Lorrie Moore and the difference between opera and life

Oct 12th, 2009 by admin in Books

Gate At The Stairs, the new Lorrie Moore novel,  is delicious–Lorrie Moore always is.

It’s intriguing to read her now that the 80s are back in style. My students are wearing enormous swallowing cowl necks and off the shoulder cut and shorn and sweetly torn sweatshirts, all what I was wearing in neon and boucle when I was first reading Lorrie Moore. She is so 80s. At least for me. And we are circling back with a war in tow, a war and arugula and snow and the midwest.  The novel is narrated by a college student and I read it with my students’ lives and my own 80s student life layered onto the novel like decoupage photographs. I’m a perfect reader for this book.

I had to skip an entire plotline (boy in Afghanistan). 
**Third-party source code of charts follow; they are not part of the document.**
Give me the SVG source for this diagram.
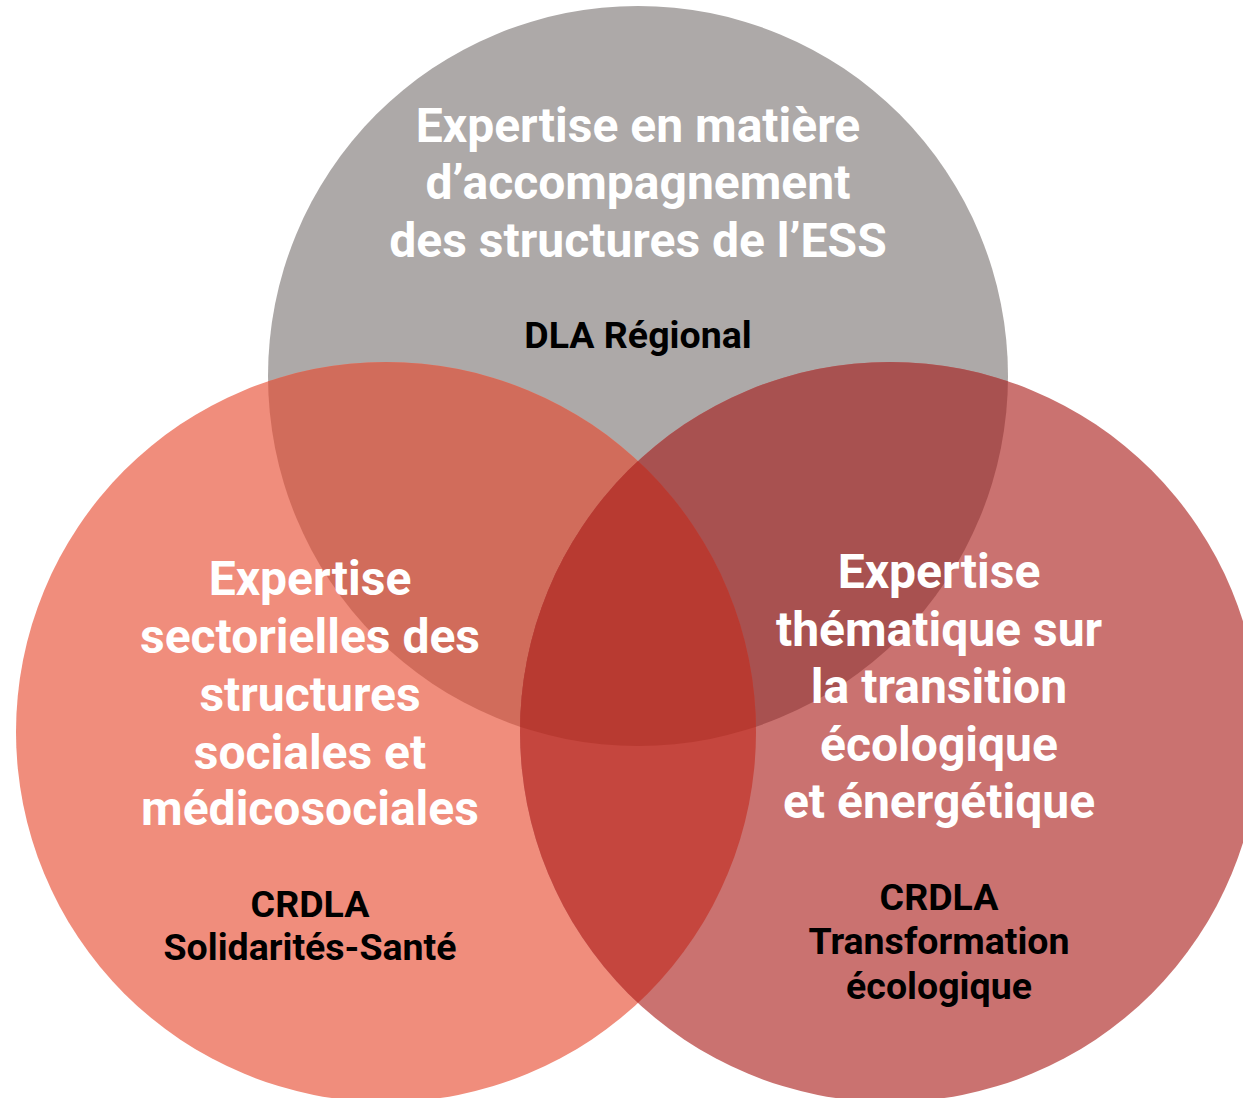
<svg xmlns="http://www.w3.org/2000/svg" width="1243" height="1098" viewBox="0 0 1243 1098">
<style>
.t{font-family:Roboto,"Liberation Sans",sans-serif;font-weight:700;fill:#fff;font-size:48px;text-anchor:middle}
.l{font-family:Roboto,"Liberation Sans",sans-serif;font-weight:700;fill:#000;font-size:37.5px;text-anchor:middle}
</style>
<defs>
<clipPath id="cT"><circle cx="638" cy="376" r="370"/></clipPath>
<clipPath id="cL"><circle cx="386" cy="732" r="370"/></clipPath>
<clipPath id="cR"><circle cx="890" cy="732" r="370"/></clipPath>
</defs>
<rect width="1243" height="1098" fill="#fff"/>
<g id="circle-top"><circle cx="638" cy="376" r="370" fill="#ADA9A8"/></g>
<g id="circle-left"><circle cx="386" cy="732" r="370" fill="#F08D7C"/></g>
<g id="circle-right"><circle cx="890" cy="732" r="370" fill="#CA7270"/></g>
<g id="overlaps">
<g clip-path="url(#cT)"><circle cx="386" cy="732" r="370" fill="#D16C5B"/><circle cx="890" cy="732" r="370" fill="#A85150"/></g>
<g clip-path="url(#cL)"><circle cx="890" cy="732" r="370" fill="#C5463E"/></g>
<g clip-path="url(#cT)"><g clip-path="url(#cL)"><circle cx="890" cy="732" r="370" fill="#B83A31"/></g></g>
</g>
<g id="label-top">
<text class="t" x="638" y="142">Expertise en matière</text>
<text class="t" x="638" y="199">d’accompagnement</text>
<text class="t" x="638" y="257">des structures de l’ESS</text>
<text class="l" x="638" y="348">DLA Régional</text>
</g>
<g id="label-left">
<text class="t" x="310" y="595">Expertise</text>
<text class="t" x="310" y="653">sectorielles des</text>
<text class="t" x="310" y="711">structures</text>
<text class="t" x="310" y="769">sociales et</text>
<text class="t" x="310" y="825">médicosociales</text>
<text class="l" x="310" y="917">CRDLA</text>
<text class="l" x="310" y="960">Solidarités-Santé</text>
</g>
<g id="label-right">
<text class="t" x="939" y="588">Expertise</text>
<text class="t" x="939" y="646">thématique sur</text>
<text class="t" x="939" y="703">la transition</text>
<text class="t" x="939" y="761">écologique</text>
<text class="t" x="939" y="818">et énergétique</text>
<text class="l" x="939" y="910">CRDLA</text>
<text class="l" x="939" y="954">Transformation</text>
<text class="l" x="939" y="999">écologique</text>
</g>
</svg>
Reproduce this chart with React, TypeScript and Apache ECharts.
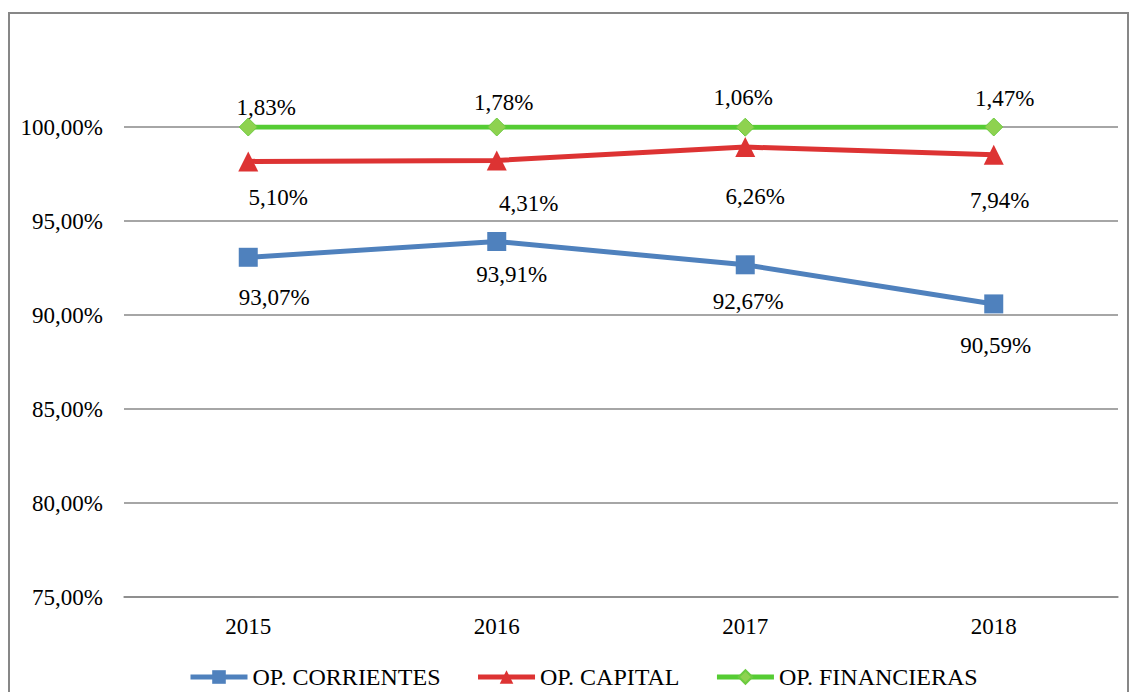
import React, { useEffect, useRef } from "react";
import * as echarts from "echarts";

const years = ["2015", "2016", "2017", "2018"];
const corrientes = [93.07, 93.91, 92.67, 90.59];
const capital = [5.1, 4.31, 6.26, 7.94];
const financieras = [1.83, 1.78, 1.06, 1.47];
const yTicks = { min: 75, max: 100, interval: 5 };

const corrOffsets = [[26, 40], [15, 33], [3, 37], [2, 42]];
const capOffsets = [[30, 36], [32, 43], [10, 49], [6, 46]];
const finOffsets = [[18, -20], [7, -25], [-2, -30], [11, -29]];

const fmt = (v: number) => v.toFixed(2).replace(".", ",") + "%";
const FONT = "Liberation Serif";
const FS = 23;

function withLabels(values: number[], offsets: number[][]) {
  return values.map((v, i) => ({
    value: v,
    label: { offset: offsets[i], fontFamily: FONT, fontSize: FS, color: "#000" },
  }));
}

export default function App() {
  const ref = useRef<HTMLDivElement>(null);
  useEffect(() => {
    if (!ref.current) return;
    const chart = echarts.init(ref.current, undefined, { renderer: "svg" });
    const labelBase = {
      show: true,
      position: "inside" as const,
      color: "#000",
      fontFamily: FONT,
      fontSize: FS,
      formatter: (p: any) => fmt(p.value),
    };
    chart.setOption({
      animation: false,
      textStyle: { fontFamily: FONT },
      grid: { left: 124, right: 13, top: 127, bottom: 95, containLabel: false },
      xAxis: {
        type: "category",
        data: years,
        boundaryGap: true,
        axisLine: { show: true, lineStyle: { color: "#888", width: 1.5 } },
        axisTick: { show: false },
        axisLabel: { color: "#000", fontSize: FS, fontFamily: FONT, margin: 18 },
      },
      yAxis: {
        type: "value",
        min: yTicks.min,
        max: yTicks.max,
        interval: yTicks.interval,
        axisLine: { show: false },
        axisTick: { show: false },
        splitLine: { lineStyle: { color: "#888", width: 1.5 } },
        axisLabel: {
          color: "#000",
          fontSize: FS,
          fontFamily: FONT,
          margin: 21,
          formatter: (v: number) => fmt(v),
        },
      },
      legend: {
        left: 183,
        top: 660,
        itemWidth: 57,
        itemHeight: 17,
        itemGap: 35,
        textStyle: { color: "#000", fontSize: 24, fontFamily: FONT },
        data: [
          { name: "OP. CORRIENTES", lineStyle: { width: 5 } },
          { name: "OP. CAPITAL", lineStyle: { width: 5 } },
          { name: "OP. FINANCIERAS", lineStyle: { width: 5 } },
        ],
      },
      series: [
        {
          name: "OP. CORRIENTES",
          type: "line",
          stack: "total",
          data: withLabels(corrientes, corrOffsets),
          symbol: "rect",
          symbolSize: 19,
          lineStyle: { color: "#4F81BD", width: 5 },
          itemStyle: { color: "#4F81BD" },
          label: labelBase,
          z: 3,
        },
        {
          name: "OP. CAPITAL",
          type: "line",
          stack: "total",
          data: withLabels(capital, capOffsets),
          symbol: "triangle",
          symbolSize: 20,
          lineStyle: { color: "#DD3333", width: 5 },
          itemStyle: { color: "#DD3333" },
          label: labelBase,
          z: 4,
        },
        {
          name: "OP. FINANCIERAS",
          type: "line",
          stack: "total",
          data: withLabels(financieras, finOffsets),
          symbol: "diamond",
          symbolSize: 18,
          lineStyle: { color: "#55CC33", width: 5 },
          itemStyle: { color: "#8ED24F", borderColor: "#6CCB40", borderWidth: 1 },
          label: labelBase,
          z: 5,
        },
      ],
    });
    return () => chart.dispose();
  }, []);
  return (
    <div style={{ position: "fixed", left: 0, top: 0, width: 1131, height: 692, background: "#fff", overflow: "hidden" }}>
      <div
        style={{
          position: "absolute",
          left: 8,
          top: 12,
          width: 1117,
          height: 700,
          border: "2px solid #878787",
        }}
      />
      <div ref={ref} style={{ position: "absolute", left: 0, top: 0, width: 1131, height: 692 }} />
    </div>
  );
}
Overall though to me Lorrie Moore is thick-delicious. I eat up these sweet tiered sentences, gobble them all whole….iced with metaphors and clotted with stunning summary, sparkled with puns….and interupted by horrible Tom Swifties….it’s a lot and I love a lot.

My favorite sentences:

 

“In Sufism we learned that Rumi was a man in love, and the absence of the beloved entered all his cravings, which it really didn’t do with Doris Lessing.”   (That cracks me up. And reminds me of the Pandas. And how hard it was, teaching Rumi at Hope…all that desire and ecstasy and God together. Yikes.)

“…nothing was as cryptic and ripe for understanding as a boy’s love. What was an involuntary grimace I took to be rapture. What was a simple and natural masculine desire to be in, to tunnel and thrust, I saw as a tender desire to be sweetly engulfed and and at least momentarily overpowered by another’s devoted attentions.”

“Love should be helpful. Love should contribute something.”

“‘Women chew up their lives trying to heal themselves from the bad arrangements they’ve made with men; all this healing is not attractive. It’s boring.’”

“‘Don’t make your own life your project inyour own life: total waste of time. I don’t mean that personally. I mean that for everyone.’”

“He was working hard to sound upbeat and had landed on bizarrely merry.

“The difference between opera and life, I’d noticed, was that in life one person played all the parts.”